Dans la plupart des pays, avant que le locataire ne cède son siège après le double mandat constitutionnel, il faut l’y contraindre en y veillant comme sur du lait sur le feu ; voir offrir des gages. Les exemples sont légions sur le continent.
Une situation récurrente qui a fait susciter une vague d’adhésion au projet politique du candidat Patrice Talon au Bénin à la présidentielle de 2016, avec l’idée d’un quinquennat sec. Chose à laquelle l’homme de la « Rupture » et du « Nouveau départ » au Bénin, n’a pas attendu longtemps avant d’annoncer son « J’aviserai ». Ramené à la realpolitik, suite au rejet de l’opposition de son projet de révision de la constitution en 2017.
Ballon d’essai ? Â
L’annonce de ne pas briguer un second mandat en 2025 de Embaló a fait l’effet de surprise, le 11 septembre dernier. Mais dès le lendemain, il n’a pas exclu la possibilité de « reconsidérer » sa non-candidature, joint par Jeune Afrique.
Une posture qui laisse entrevoir tout l’artifice autour de sa précédente annonce d’une décision prise des suites d’un conseil de famille en plein vol de retour d’un voyage avec son épouse. La probabilité de reconsidérer sa position est toute évocatrice, bien que n’étant pas revenu sur sa déclaration de non candidature.
Embaló semble avoir conscience de l’effet d’annonce et trouvé le raccourcit bien à dessein. Son argumentaire pour soutenir un éventuel revirement soutient-il est d’avoir constaté que la population est tétanisée et que certains sont endeuillés, depuis l’annonce de sa décision.
Une belle trouvaille pour créer le mythe autour de sa probable candidature à environ un an de la présidentielle de novembre 2025.
Opération déminage ?
L’une des stratégies pour gagner un scrutin annoncé difficile, est sa capacité à discréditer ses challengers et légitimer sa candidature.
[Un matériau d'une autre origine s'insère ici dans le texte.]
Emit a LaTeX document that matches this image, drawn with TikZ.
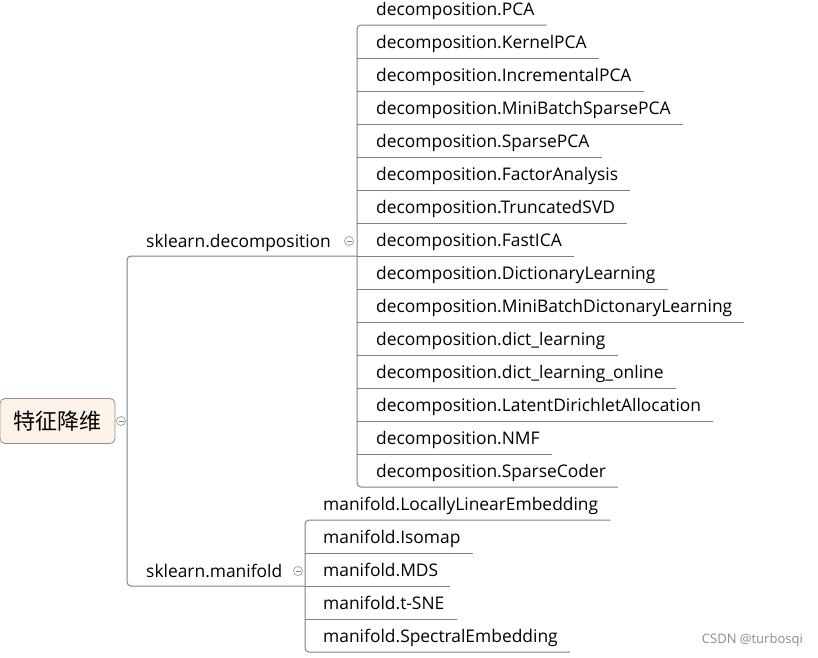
\documentclass[tikz,border=0pt]{standalone}
\usepackage{fontspec}
\setmainfont{Open Sans}
\newfontfamily\cjk{Noto Sans CJK SC}
\usetikzlibrary{calc}
\definecolor{linegray}{RGB}{128,128,128}
\definecolor{rootfill}{RGB}{253,242,232}
\definecolor{rootedge}{RGB}{150,140,130}
\begin{document}
\begin{tikzpicture}[x=1pt,y=-1pt,
  conn/.style={draw=linegray,line width=1pt},
  leaf/.style={anchor=west,inner sep=0pt,font=\fontsize{17.4}{20}\selectfont,text height=12,text depth=4},
  branch/.style={anchor=west,inner sep=0pt,font=\fontsize{17.4}{20}\selectfont,text height=12,text depth=4},
  rootbox/.style={draw=rootedge,fill=rootfill,rounded corners=5pt,minimum width=115pt,minimum height=45pt,inner sep=0pt,font=\cjk\fontsize{22}{24}\selectfont,line width=0.8pt},
  collapse/.style={circle,draw=linegray!80,fill=white,minimum size=9pt,inner sep=0pt,line width=0.7pt}]
\useasboundingbox (0,0) rectangle (818,657);
% root
\node[rootbox] (root) at (57.5,421) {特征降维};
% branches
\node[branch] (bdec) at (146,243) {sklearn.decomposition};
\node[branch] (bman) at (146,573) {sklearn.manifold};
% decomposition leaves
\foreach \i/\t in {1/PCA,2/KernelPCA,3/IncrementalPCA,4/MiniBatchSparsePCA,5/SparsePCA,6/FactorAnalysis,7/TruncatedSVD,8/FastICA,9/DictionaryLearning,10/MiniBatchDictonaryLearning,11/dict\_learning,12/dict\_learning\_online,13/LatentDirichletAllocation,14/NMF,15/SparseCoder}{
  \node[leaf] (d\i) at (376,{11+33*(\i-1)}) {decomposition.\t};
}
\foreach \i/\t in {1/LocallyLinearEmbedding,2/Isomap,3/MDS,4/t-SNE,5/SpectralEmbedding}{
  \node[leaf] (m\i) at (323,{506+33*(\i-1)}) {manifold.\t};
}
% coordinates for trunks
\coordinate (dtop) at (357,25);
\coordinate (dbot) at (357,487);
\coordinate (mtop) at (305,520);
\coordinate (mbot) at (305,652);
\coordinate (rtop) at (127,256);
\coordinate (rbot) at (127,586);
% root trunk with branch underlines
\draw[conn,rounded corners=4pt] (dtop |- rtop) -- (rtop) -- (rbot) -- (mtop |- rbot);
% decomposition trunk
\draw[conn,rounded corners=4pt] ($(d1.east)+(12,14)$) -- (dtop) -- (dbot) -- ($(d15.east)+(12,14)$);
\foreach \i in {2,...,14}{
  \draw[conn] (dtop |- {$(d\i.center)+(0,14)$}) -- ($(d\i.east)+(12,14)$);
}
% manifold trunk
\draw[conn,rounded corners=4pt] ($(m1.east)+(12,14)$) -- (mtop) -- (mbot) -- ($(m5.east)+(12,14)$);
\foreach \i in {2,3,4}{
  \draw[conn] (mtop |- {$(m\i.center)+(0,14)$}) -- ($(m\i.east)+(12,14)$);
}
% collapse icons
\foreach \n/\p in {c0/{(121,421)},c1/{(349,241)},c2/{(298,571)}}{
  \node[collapse] (\n) at \p {};
  \draw[linegray,line width=0.7pt] ([xshift=-2.5pt]\n.center) -- ([xshift=2.5pt]\n.center);
}
% watermark
\node[anchor=east,inner sep=0pt,text=black!45,font=\fontsize{13}{15}\selectfont] (wm) at (803,640) {CSDN @turbosqi};
\end{tikzpicture}
\end{document}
Embaló dont le résultat de l’élection de décembre 2019 qui l’a donné vainqueur a fait suite  à des mois de contestations, semble avoir pris la mesure de l’enjeu.
Investi en février 2020 pour un mandat de cinq ans, les législatives de juin 2023 ont été remportées par l’opposition, le contraignant à une très délicate cohabitation avec son principal adversaire, Domingos Simões Pereira.
Six mois plus tard, le 4 décembre 2023, après une tentative de coup de force menée par des éléments de la Garde nationale, la panacée a été la dissolution du Parlement avant d’annoncer pour fin 2024, la tenue de nouvelles élections législatives qui pourraient finalement être couplées avec la présidentielle de 2025.
Fin stratège ou mélangeur de pinceaux ?
En, Guinée-Bissau, pays tropical situé sur la côte atlantique de l’Afrique de l’Ouest de 36 120 km², Embaló qui se positionne sur un certain piédestal, soutient son désormais ‘’éventuel’’ retrait, au motif de ne pas vouloir se « rabaisser » au niveau de ses adversaires politiques, Domingos Simoes Pereira, Nuno Nabiam, et Braima Camara. Ne les voyant d’ailleurs pas de poigne pour le remplacer. Mais plutôt une autre personne bien meilleure.
Confiance excessive ou coup de poing en dessous de la ceinture ?
Le futur chef d’État devra faire preuve d’une plus grande honnêteté et d’un plus grand sérieux que la classe politique actuelle argue-t-il, avec un point donneur fait au mérite la Guinée-Bissau.
Avec cet argumentaire, Embaló va-t-il réussir à défaire ses adversaires et emballer ses concitoyens en marge de la présidentielle prochaine ? Cela semble être son plus gros challenge. Car, « il ne faut pas vendre la peau de l’ours avant de l’avoir tué ».